En tercer lugar, conviene aclarar el alcance real del «mando supremo» de las Fuerzas Armadas que la Constitución asigna al Rey, en detrimento del presidente del Gobierno. No en vano, el Rey no está sujeto a responsabilidad alguna y ello exige que todos sus actos sean refrendados por el Ejecutivo. Además de que ello colisiona con la propia naturaleza del mando: dicho de otra forma, quien no es responsable no puede mandar.

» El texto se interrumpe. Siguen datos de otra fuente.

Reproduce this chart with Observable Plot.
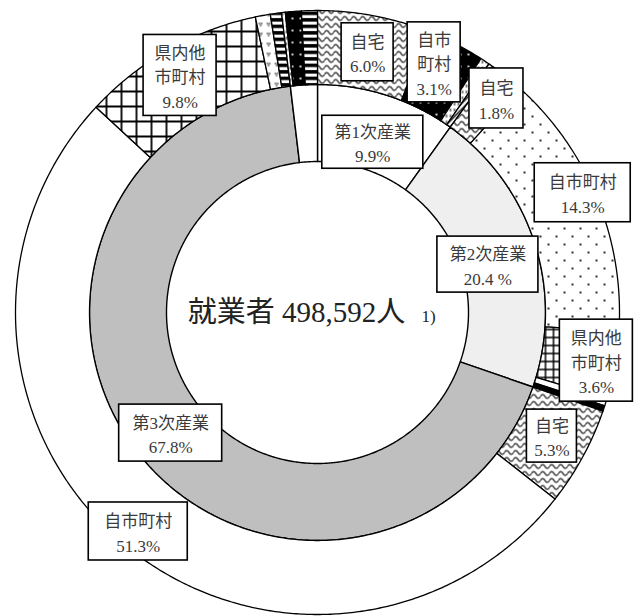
<!DOCTYPE html>
<html><head><meta charset="utf-8">
<script src="https://cdn.jsdelivr.net/npm/d3@7"></script>
<script src="https://cdn.jsdelivr.net/npm/@observablehq/plot@0.6"></script>
<style>body{margin:0;background:white}#chart svg{display:block}</style>
</head><body>
<svg width="0" height="0" style="position:absolute">
<defs>
<pattern id="wave" patternUnits="userSpaceOnUse" width="9" height="7"><rect width="9" height="7" fill="white"/><path d="M0,4 Q2.25,0 4.5,4 T9,4" fill="none" stroke="black" stroke-width="1.2"/></pattern>
<pattern id="dots" patternUnits="userSpaceOnUse" width="16" height="16"><rect width="16" height="16" fill="white"/><circle cx="4" cy="4" r="1.1" fill="black"/><circle cx="12" cy="12" r="1.1" fill="black"/></pattern>
<pattern id="blackdots" patternUnits="userSpaceOnUse" width="8" height="12"><rect width="8" height="12" fill="black"/><circle cx="4" cy="6" r="1.1" fill="white"/></pattern>
<pattern id="ladder" patternUnits="userSpaceOnUse" width="6" height="6.5"><rect width="6" height="6.5" fill="black"/><rect x="0" y="1.6" width="6" height="3" fill="white"/></pattern>
<pattern id="gridL" patternUnits="userSpaceOnUse" width="15" height="15"><rect width="15" height="15" fill="white"/><path d="M0,1H15M1,0V15" stroke="black" stroke-width="1.8"/></pattern>
<pattern id="gridS" patternUnits="userSpaceOnUse" width="8" height="8"><rect width="8" height="8" fill="white"/><path d="M0,1H8M1,0V8" stroke="black" stroke-width="1.5"/></pattern>
<pattern id="tri" patternUnits="userSpaceOnUse" width="8" height="10"><rect width="8" height="10" fill="white"/><circle cx="3" cy="3" r="0.8" fill="black"/><circle cx="5.2" cy="3" r="0.8" fill="black"/><circle cx="4.1" cy="5" r="0.8" fill="black"/></pattern>
<pattern id="dash" patternUnits="userSpaceOnUse" width="4" height="6"><rect width="4" height="6" fill="white"/><rect x="1.5" y="0" width="1" height="3" fill="black"/></pattern>
<pattern id="diag" patternUnits="userSpaceOnUse" width="6" height="6"><rect width="6" height="6" fill="white"/><path d="M0,6L6,0M-1,1L1,-1M5,7L7,5" stroke="black" stroke-width="1.5"/></pattern>
</defs></svg>
<div id="chart"></div>
<script>
// ---- data ----
const totalWorkers = 498592;
const industries = ["第1次産業", "第2次産業", "第3次産業", "分類不能"];
const industryShare = [9.9, 20.4, 67.8, 1.9];

const outerIndustry = ["第1次産業","第1次産業","第1次産業","第1次産業",
  "第2次産業","第2次産業","第2次産業","第2次産業","第2次産業",
  "第3次産業","第3次産業","第3次産業","第3次産業","第3次産業",
  "分類不能","分類不能","分類不能"];
const outerPlace = ["自宅","自市町村","県内他市町村","県外",
  "自宅","自市町村","県内他市町村","県外","不詳",
  "自宅","自市町村","県内他市町村","県外","不詳",
  "自宅","自市町村","県内他市町村"];
const outerShare = [6.0, 3.1, 0.5, 0.3,
  1.8, 14.3, 3.6, 0.4, 0.3,
  5.3, 51.3, 9.8, 0.8, 0.6,
  0.2, 0.85, 0.85];

// label texts (as printed)
const innerLabelText = ["第1次産業\n9.9%", "第2次産業\n20.4 %", "第3次産業\n67.8%"];
const outerLabelIndex = [0, 1, 4, 5, 6, 9, 10, 11];
const outerLabelText = ["自宅\n6.0%", "自市\n町村\n3.1%", "自宅\n1.8%", "自市町村\n14.3%",
  "県内他\n市町村\n3.6%", "自宅\n5.3%", "自市町村\n51.3%", "県内他\n市町村\n9.8%"];

// ---- styles / layout ----
const innerFill = ["white", "#efefef", "#bfbfbf", "white"];
const outerFill = ["url(#wave)","url(#blackdots)","url(#dash)","url(#diag)",
  "url(#wave)","url(#dots)","url(#gridS)","white","black",
  "url(#wave)","white","url(#gridL)","url(#tri)","url(#ladder)",
  "url(#dash)","url(#blackdots)","url(#ladder)"];
const R0 = 151, R1 = 228, R2 = 302;
// label box placement: polar angle (deg clockwise from 12 o'clock), radius, box w, h
const innerLabelLayout = [[18.0,179,101,53],[74.3,177,101,56],[230.6,190,103,57]];
const outerLabelLayout = [[10.9,265,52,58],[25.0,276,53,80],[39.9,279,54,60],[65.7,291,96,59],
  [99.8,283,73,82],[117.8,265,50,53],[219.3,283,99,58],[329.9,274,73,81]];

const rad = d => d * Math.PI / 180;
const polar = (r, deg) => [r * Math.sin(rad(deg)), r * Math.cos(rad(deg))];

function ringRows(shares, r0, r1, prefix, fills) {
  let acc = 0; const rows = [];
  shares.forEach((s, i) => {
    const a0 = acc / 100 * 360, a1 = (acc + s) / 100 * 360; acc += s;
    const n = Math.max(2, Math.ceil((a1 - a0) / 0.5));
    const pts = [];
    for (let k = 0; k <= n; k++) pts.push(polar(r1, a0 + (a1 - a0) * k / n));
    for (let k = n; k >= 0; k--) pts.push(polar(r0, a0 + (a1 - a0) * k / n));
    pts.push(pts[0]);
    pts.forEach(([x, y]) => rows.push({id: prefix + i, x, y, fill: fills[i]}));
  });
  return rows;
}
const innerRows = ringRows(industryShare, R0, R1, "in", innerFill);
const outerRows = ringRows(outerShare, R1, R2, "out", outerFill);

const labels = [
  ...innerLabelText.map((t, i) => ({text: t, lay: innerLabelLayout[i]})),
  ...outerLabelText.map((t, i) => ({text: t, lay: outerLabelLayout[i]}))
].map(d => {
  const [a, r, w, h] = d.lay; const [x, y] = polar(r, a);
  return {text: d.text, x, y, x1: x - w / 2, x2: x + w / 2, y1: y - h / 2, y2: y + h / 2};
});

const font = "'Liberation Serif', 'Noto Sans CJK JP', serif";
const centerText = [{t: "就業者 " + d3.format(",")(totalWorkers) + "人"}];
const noteText = [{t: "1)"}];

const chart = Plot.plot({
  width: 636, height: 616, margin: 0,
  x: {domain: [-317, 319], axis: null},
  y: {domain: [-304, 312], axis: null},
  color: {type: "identity"},
  marks: [
    Plot.line(innerRows, {x: "x", y: "y", z: "id", fill: "fill", stroke: "black", strokeWidth: 1.4, curve: "linear"}),
    Plot.line(outerRows, {x: "x", y: "y", z: "id", fill: "fill", stroke: "black", strokeWidth: 1.3, curve: "linear"}),
    Plot.rect(labels, {x1: "x1", x2: "x2", y1: "y1", y2: "y2", fill: "white", stroke: "black", strokeWidth: 1.6}),
    Plot.text(labels, {x: "x", y: "y", text: "text", fontSize: 17, lineHeight: 1.45, fill: "#3a3a3a", fontFamily: font}),
    Plot.text(centerText, {x: () => 0, y: () => 0, dx: -21, text: "t", fontSize: 29, fill: "#222", fontFamily: font}),
    Plot.text(noteText, {x: () => 0, y: () => 0, dx: 111, dy: 4, text: "t", fontSize: 17, fill: "#222", fontFamily: font})
  ]
});
document.getElementById("chart").appendChild(chart);
</script>
</body></html>
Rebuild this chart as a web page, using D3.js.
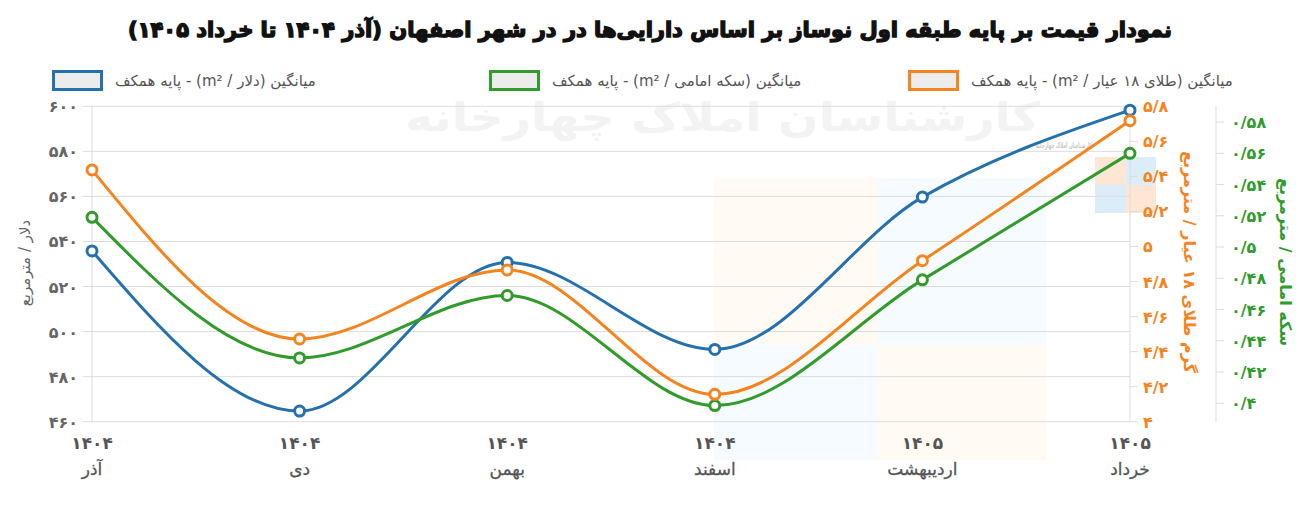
<!DOCTYPE html>
<html>
<head>
<meta charset="utf-8">
<script src="https://cdn.jsdelivr.net/npm/d3@7"></script>
<style>
  body { margin: 0; background: #fff; }
  svg { display: block; font-family: "DejaVu Sans", sans-serif; }
</style>
</head>
<body>
<div id="chart"></div>
<script>
// data
const months = ["آذر", "دی", "بهمن", "اسفند", "اردیبهشت", "خرداد"];
const years = [1404, 1404, 1404, 1404, 1405, 1405];
const dollarValues = [535.8, 464.7, 530.7, 492.1, 559.7, 598.3];
const goldValues = [5.437, 4.472, 4.866, 4.156, 4.919, 5.718];
const coinValues = [0.519, 0.429, 0.469, 0.3985, 0.479, 0.560];

const dollarTicks = [460, 480, 500, 520, 540, 560, 580, 600];
const goldTicks = [4, 4.2, 4.4, 4.6, 4.8, 5, 5.2, 5.4, 5.6, 5.8];
const coinTicks = [0.40, 0.42, 0.44, 0.46, 0.48, 0.50, 0.52, 0.54, 0.56, 0.58];

const legendLabels = [
    "میانگین (دلار / m²) - پایه همکف",
    "میانگین (سکه امامی / m²) - پایه همکف",
    "میانگین (طلای ۱۸ عیار / m²) - پایه همکف"
];

const blue = "#2471ad", green = "#319b2b", orange = "#f5841f";
const grid = "#dcdcdc";

const W = 1310, H = 524;
const plotTop = 106.3, plotBottom = 421.7, plotLeft = 92, plotRight = 1130;

// persian digits, slash as decimal sign like the original
function fa(v) {
    const s = String(+v.toFixed(2));
    return s.replace(/\d/g, c => "۰۱۲۳۴۵۶۷۸۹"[+c]).replace(".", "/");
}

const svg = d3.select("#chart").append("svg")
    .attr("width", W)
    .attr("height", H);

const x = d3.scalePoint().domain(d3.range(months.length)).range([plotLeft, plotRight]);
const yL = d3.scaleLinear().domain([460, 600]).range([plotBottom, plotTop]);
const yG = d3.scaleLinear().domain([4, 5.8]).range([plotBottom, plotTop]);
const yC = d3.scaleLinear().domain([0.3882, 0.5901]).range([plotBottom, plotTop]);

// faint watermark
const wm = svg.append("g");
const bgRects = [
    [714, 178, 164, 167, "#fffaf4"], [878, 178, 168, 167, "#f6fbff"],
    [714, 345, 164, 115, "#f6fbff"], [878, 345, 168, 115, "#fffaf4"],
    [1095, 157, 31, 28, "#fde6d3"], [1126, 157, 30, 28, "#dcedfa"],
    [1095, 185, 31, 28, "#dcedfa"], [1126, 185, 30, 28, "#fde6d3"]
];
wm.selectAll("rect").data(bgRects).enter().append("rect")
    .attr("x", d => d[0]).attr("y", d => d[1])
    .attr("width", d => d[2]).attr("height", d => d[3])
    .attr("fill", d => d[4]);
wm.append("text")
    .attr("x", 405).attr("y", 131)
    .attr("direction", "rtl").attr("text-anchor", "end")
    .attr("textLength", 635).attr("lengthAdjust", "spacingAndGlyphs")
    .style("font-size", "40px").style("font-weight", "bold")
    .attr("fill", "#f3f3f3")
    .text("کارشناسان املاک چهارخانه");
wm.append("text")
    .attr("x", 1036).attr("y", 148)
    .attr("direction", "rtl").attr("text-anchor", "end")
    .attr("textLength", 56).attr("lengthAdjust", "spacingAndGlyphs")
    .style("font-size", "8px").style("font-weight", "bold")
    .attr("fill", "#c8c8c8")
    .text("کارشناسان املاک چهارخانه");

// title
svg.append("text")
    .attr("x", 650).attr("y", 37)
    .attr("direction", "rtl").attr("text-anchor", "middle")
    .style("font-size", "21px").style("font-weight", "bold")
    .attr("fill", "#111").attr("stroke", "#111").attr("stroke-width", 1.4)
    .text("نمودار قیمت بر پایه طبقه اول نوساز بر اساس دارایی‌ها در در شهر اصفهان (آذر ۱۴۰۴ تا خرداد ۱۴۰۵)");

// legend
const legendX = [52, 489, 908];
const legendColors = [blue, green, orange];
const legend = svg.append("g");
legendLabels.forEach((lab, i) => {
    legend.append("rect")
        .attr("x", legendX[i] + 1.5).attr("y", 71.5)
        .attr("width", 48).attr("height", 18)
        .attr("fill", "#ececec")
        .attr("stroke", legendColors[i]).attr("stroke-width", 3);
    legend.append("text")
        .attr("x", legendX[i] + 63).attr("y", 86)
        .attr("direction", "rtl").attr("text-anchor", "end")
        .style("font-size", "15px")
        .attr("fill", "#555")
        .text(lab);
});

// horizontal grid (left axis)
svg.append("g").selectAll("line").data(dollarTicks).enter().append("line")
    .attr("x1", plotLeft - 9).attr("x2", plotRight)
    .attr("y1", d => yL(d)).attr("y2", d => yL(d))
    .attr("stroke", grid).attr("stroke-width", 1);

// axis lines
svg.append("line").attr("x1", plotLeft).attr("x2", plotLeft).attr("y1", plotTop).attr("y2", plotBottom).attr("stroke", grid);
svg.append("line").attr("x1", plotRight).attr("x2", plotRight).attr("y1", plotTop).attr("y2", plotBottom).attr("stroke", grid);

// left axis labels
svg.append("g").selectAll("text").data(dollarTicks).enter().append("text")
    .attr("x", 78).attr("y", d => yL(d) + 6)
    .attr("text-anchor", "end")
    .style("font-size", "16px").style("font-weight", "bold")
    .attr("fill", "#666")
    .text(d => fa(d));

// gold axis
const gAx = svg.append("g");
gAx.selectAll("line").data(goldTicks).enter().append("line")
    .attr("x1", plotRight).attr("x2", plotRight + 8)
    .attr("y1", d => yG(d)).attr("y2", d => yG(d))
    .attr("stroke", grid);
gAx.selectAll("text").data(goldTicks).enter().append("text")
    .attr("x", 1143).attr("y", d => yG(d) + 6)
    .attr("text-anchor", "start")
    .style("font-size", "16px").style("font-weight", "bold")
    .attr("fill", orange)
    .text(d => fa(d));

// coin axis
const cX = 1216;
const cAx = svg.append("g");
cAx.append("line").attr("x1", cX).attr("x2", cX).attr("y1", plotTop).attr("y2", plotBottom).attr("stroke", grid);
cAx.selectAll("line.t").data(coinTicks).enter().append("line")
    .attr("class", "t")
    .attr("x1", cX).attr("x2", cX + 8)
    .attr("y1", d => yC(d)).attr("y2", d => yC(d))
    .attr("stroke", grid);
cAx.selectAll("text").data(coinTicks).enter().append("text")
    .attr("x", 1231).attr("y", d => yC(d) + 6)
    .attr("text-anchor", "start")
    .style("font-size", "16px").style("font-weight", "bold")
    .attr("fill", green)
    .text(d => fa(d));

// axis titles
svg.append("text")
    .attr("transform", "translate(30,263) rotate(-90)")
    .attr("text-anchor", "middle").attr("direction", "rtl")
    .style("font-size", "15px")
    .attr("fill", "#666")
    .text("دلار / مترمربع");
svg.append("text")
    .attr("transform", "translate(1184,262) rotate(90)")
    .attr("text-anchor", "middle").attr("direction", "rtl")
    .style("font-size", "16px").style("font-weight", "bold")
    .attr("fill", orange)
    .text("گرم طلای ۱۸ عیار / مترمربع");
svg.append("text")
    .attr("transform", "translate(1280,262) rotate(90)")
    .attr("text-anchor", "middle").attr("direction", "rtl")
    .style("font-size", "16px").style("font-weight", "bold")
    .attr("fill", green)
    .text("سکه امامی / مترمربع");

// x labels
const xl = svg.append("g").selectAll("g").data(months).enter().append("g")
    .attr("transform", (d, i) => `translate(${x(i)},0)`);
xl.append("text")
    .attr("y", 449).attr("text-anchor", "middle")
    .style("font-size", "17px").style("font-weight", "bold")
    .attr("fill", "#555")
    .text((d, i) => fa(years[i]));
xl.append("text")
    .attr("y", 475).attr("text-anchor", "middle").attr("direction", "rtl")
    .style("font-size", "17px")
    .attr("fill", "#555").attr("stroke", "#555").attr("stroke-width", 0.3)
    .text(d => d);

// lines
const series = [
    { vals: goldValues, y: yG, color: orange },
    { vals: dollarValues, y: yL, color: blue },
    { vals: coinValues, y: yC, color: green }
];
const drawOrder = [series[1], series[2], series[0]];
drawOrder.forEach(s => {
    const line = d3.line()
        .x((d, i) => x(i))
        .y(d => s.y(d))
        .curve(d3.curveMonotoneX);
    svg.append("path")
        .datum(s.vals)
        .attr("fill", "none")
        .attr("stroke", s.color)
        .attr("stroke-width", 3)
        .attr("d", line);
    svg.append("g").selectAll("circle").data(s.vals).enter().append("circle")
        .attr("cx", (d, i) => x(i))
        .attr("cy", d => s.y(d))
        .attr("r", 5)
        .attr("fill", "#fff")
        .attr("stroke", s.color)
        .attr("stroke-width", 3);
});
</script>
</body>
</html>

Esa cuestión ya se evidenció durante el consejo de guerra contra los encausados por el intento de golpe de Estado del 23-F, en cuanto a la comparecencia del Rey como testigo, a requerimiento de alguna de las defensas que invocaron la «obediencia debida» de los sediciosos.

Finalmente, conviene aclarar el alcance de la función constitucional de arbitraje y moderación del funcionamiento regular de las instituciones del Estado. Las insistentes demandas para que la Corona intervenga sobre el proceso catalán exigen alguna concreción, se supone. Igualmente, sería deseable profundizar en la transparencia de la institución, más allá de las mínimas exigencias que incorpora la reciente Ley estatal 19/2013, de Transparencia, acceso a la información pública y buen gobierno. Además de analizar otros aspectos no resueltos en el orden funcional (como los polémicos honores y distinciones afectos a la figura del heredero/a).

Todo ello para que una institución ajena al principio democrático por definición no permanezca, también, ajena al principio de realidad.